Robert Walser, mi compatriota del bosque.

 Sendero en la Sierra de Aralar, Navarra.

A veces me doy de bruces con textos que describen fielmente lo que siento, lo que soy, lo que amo. Textos en los que me veo reflejado de una manera sutil y a la vez definitiva. Y entonces se me pone la piel de gallina al ser consciente de que no son mis sueños,  que no son mis delirios. El bosque lleva siglos hablándonos. Al menos a aquellos que tenemos la inmensa fortuna de saber escucharlos.
Ahí va uno de ellos. En este caso mi “hermano del bosque” se llama Robert Walser (1878-1956). Él paseaba por los bosques de Suiza. Esos bosques, hoy lo sé, dicen lo mismo que a mí me cuentan mis bosques:

“Llegué poco después, caminando tranquilo bajo el suave y cálido aire, a un bosque de abetos por el que serpenteaba un por así decirlo sonriente camino, de pícaro encanto, que seguí con placer.

En el interior del bosque reinaba el silencio como en un alma humana feliz, como en el interior de un templo, como en un palacio y en castillos de cuentos hechizados y soñados, como en el castillo de la Bella Durmiente, donde todo duerme y calla desde hace cientos de largos años.
Había tal solemnidad en el bosque que imaginaciones grandiosas y bellas se apoderaban por sí solas del sensible paseante. ¡Qué feliz me hacían el dulce silencio y la tranquilidad del bosque!”

Y continúa un poco más adelante:

“Para mí pasear no sólo es sano y bello, sino también conveniente y útil. Un paseo me estimula profesionalmente y a la vez me da gusto y alegría en el terreno personal; me recrea y consuela y alegra, es para mí un placer y al mismo tiempo tiene la cualidad de que me excita y acicatea a seguir creando.”

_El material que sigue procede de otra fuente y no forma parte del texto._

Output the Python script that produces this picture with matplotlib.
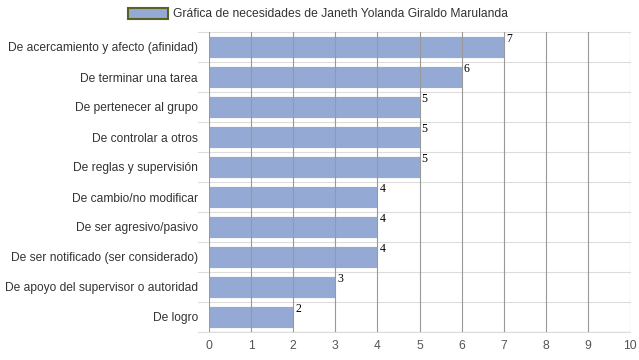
import matplotlib.pyplot as plt
from matplotlib.patches import Patch

categories = [
    'De acercamiento y afecto (afinidad)',
    'De terminar una tarea',
    'De pertenecer al grupo',
    'De controlar a otros',
    'De reglas y supervisión',
    'De cambio/no modificar',
    'De ser agresivo/pasivo',
    'De ser notificado (ser considerado)',
    'De apoyo del supervisor o autoridad',
    'De logro',
]
values = [7, 6, 5, 5, 5, 4, 4, 4, 3, 2]
x_ticks = list(range(0, 11))
legend_label = 'Gráfica de necesidades de Janeth Yolanda Giraldo Marulanda'

plt.rcParams['font.family'] = ['Liberation Sans', 'DejaVu Sans']

fig = plt.figure(figsize=(6.39, 3.6), dpi=100)
ax = fig.add_axes([209 / 639, 1 - 332 / 360, 421 / 639, 300 / 360])

pos = list(range(len(categories)))
ax.barh(pos, values, height=0.72, color='#94a9d4', edgecolor='white', linewidth=0.6, zorder=2)

# value labels at the bar ends
for p, v in zip(pos, values):
    ax.text(v + 0.05, p - 0.25, str(v), fontsize=8.5, family='Liberation Serif',
            color='black', va='center', ha='left', zorder=4)

ax.set_xlim(0, 10)
ax.set_ylim(len(categories) - 0.5, -0.5)
ax.set_xticks(x_ticks)
ax.set_yticks(pos)
ax.set_yticklabels(categories, fontsize=8.65, color='#333333')
ax.tick_params(axis='x', labelsize=8.7, labelcolor='#555555', length=0, pad=6)
ax.tick_params(axis='y', length=0, pad=8)

# gridlines: vertical at each integer (drawn over bars), horizontal between rows
for x in x_ticks:
    ax.axvline(x, color='#999999', linewidth=0.8, zorder=3)
for b in [i - 0.5 for i in range(len(categories) + 1)]:
    ax.plot([-0.27, 10], [b, b], color='#dddddd', linewidth=0.8, zorder=1, clip_on=False)

for s in ax.spines.values():
    s.set_visible(False)
ax.axhline(len(categories) - 0.5, color='#888888', linewidth=0.8, zorder=3)

handle = Patch(facecolor='#94a9d4', edgecolor='#5c6020', linewidth=1.5)
fig.legend([handle], [legend_label], loc='center', bbox_to_anchor=(0.498, 1 - 14 / 360),
           frameon=False, fontsize=8.7, handlelength=3.3, handleheight=1.0,
           handletextpad=0.45, labelcolor='#333333')

fig.savefig('out.png', dpi=100)
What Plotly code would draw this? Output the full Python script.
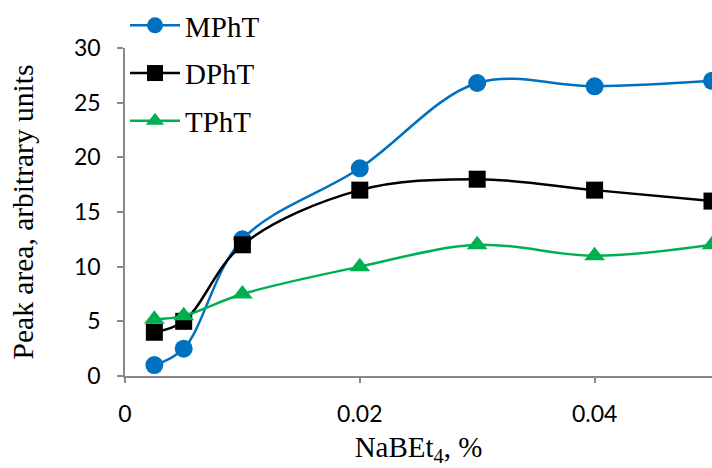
import plotly.graph_objects as go

x_vals = [0.0025, 0.005, 0.01, 0.02, 0.03, 0.04, 0.05]
mpht = [1.0, 2.5, 12.5, 19.0, 26.8, 26.5, 27.0]
dpht = [4.0, 5.0, 12.0, 17.0, 18.0, 17.0, 16.0]
tpht = [5.2, 5.5, 7.5, 10.0, 12.0, 11.0, 12.0]
series_names = ["MPhT", "DPhT", "TPhT"]
colors = ["#0070C0", "#000000", "#00B050"]
symbols = ["circle", "square", "triangle-up"]

fig = go.Figure()
for name, ys, c, s in zip(series_names, [mpht, dpht, tpht], colors, symbols):
    fig.add_trace(go.Scatter(
        x=x_vals, y=ys, name=name, legendgroup=name,
        mode="lines+markers",
        line=dict(color=c, width=2.5, shape="spline", smoothing=1),
        marker=dict(symbol=s, size=18 if s != "square" else 17, color=c),
    ))

axis_color = "#898989"
fig.update_layout(
    width=712, height=468,
    margin=dict(l=125, r=0, t=48, b=92, autoexpand=False),
    paper_bgcolor="white", plot_bgcolor="white",
    showlegend=True,
    legend=dict(
        x=0.0, y=1.0, xref="paper", yref="container",
        xanchor="left", yanchor="top",
        font=dict(family="Liberation Serif", size=29, color="black"),
        tracegroupgap=7, bgcolor="rgba(0,0,0,0)",
        itemwidth=50,
    ),
    xaxis=dict(
        range=[0, 0.05], tickvals=[0, 0.02, 0.04], ticktext=["0", "0.02", "0.04"],
        showgrid=False, zeroline=False,
        showline=True, linecolor=axis_color, linewidth=1.5,
        ticks="outside", ticklen=5, tickcolor=axis_color, tickwidth=1.5,
        ticklabelstandoff=12,
        tickfont=dict(family="Lato", size=23, color="black"),
        title=dict(text="NaBEt<sub>4</sub>, %", font=dict(family="Liberation Serif", size=29, color="black"), standoff=10),
    ),
    yaxis=dict(
        range=[0, 30], tickvals=[0, 5, 10, 15, 20, 25, 30],
        showgrid=False, zeroline=False,
        showline=True, linecolor=axis_color, linewidth=1.5,
        ticks="outside", ticklen=6, tickcolor=axis_color, tickwidth=1.5,
        ticklabelstandoff=12,
        tickfont=dict(family="Lato", size=23, color="black"),
        title=dict(text="Peak area, arbitrary units", font=dict(family="Liberation Serif", size=29.5, color="black"), standoff=32),
    ),
)

fig.write_html("out.html")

Pero Walser advierte que al bosque hay que acercarse con los sentidos abiertos, con la mirada limpia, sin prisa:

“Naturaleza y costumbres se abren atractivas y encantadoras a los sentidos y ojos del paseante atento, que desde luego tiene que pasear no con los ojos bajos, sino abiertos y despejados, si ha de brotar en él el hermoso sentido y el sereno y noble pensamiento del paseo.
 Su cuidadosa mirada tiene que vagar y deslizarse por doquier, desinteresadamente y carente de egoísmo; tiene que ser siempre capaz de disolverse en la observación y percepción de las cosas, y ha de postergarse, menospreciarse y olvidarse de sí mismo, sus quejas, necesidades, carencias y privaciones.”

Y termina, mi compatriota del bosque, con un deseo que comparto profunda e íntimamente.

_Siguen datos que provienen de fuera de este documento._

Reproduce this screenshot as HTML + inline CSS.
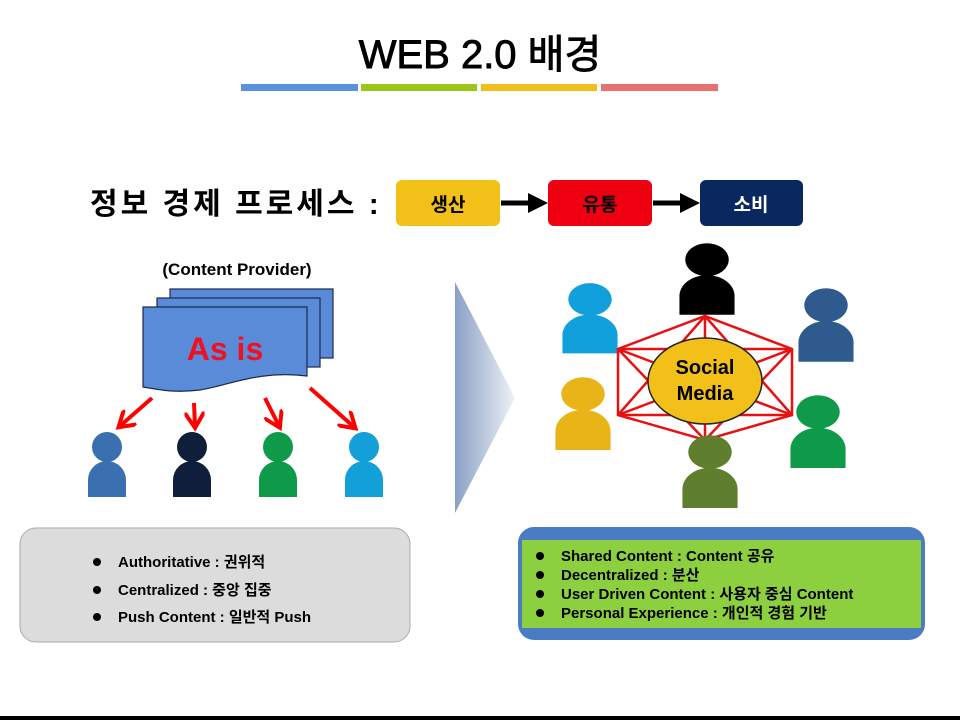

“Estar muerto aquí, y ser enterrado sin llamar la atención en la fresca tierra del bosque, tendría que ser dulce. Sería hermoso tener en el bosque una tumba pequeña y tranquila. Quizás oyera el canto de los pájaros y el susurrar del bosque sobre mí. Lo desearía.”

Me emociona saber que Robert Walser murió como quería, paseando por sus bosques, en la Navidad de 1956.

Creo que Robert Walser hubiera sido un gran amigo mío. Creo que, sin duda, aún lo es. Su alma dormita entre las hayas de Bertiz, entre los árboles de todos los bosques. Walser, sin duda, llevaba bosques dentro.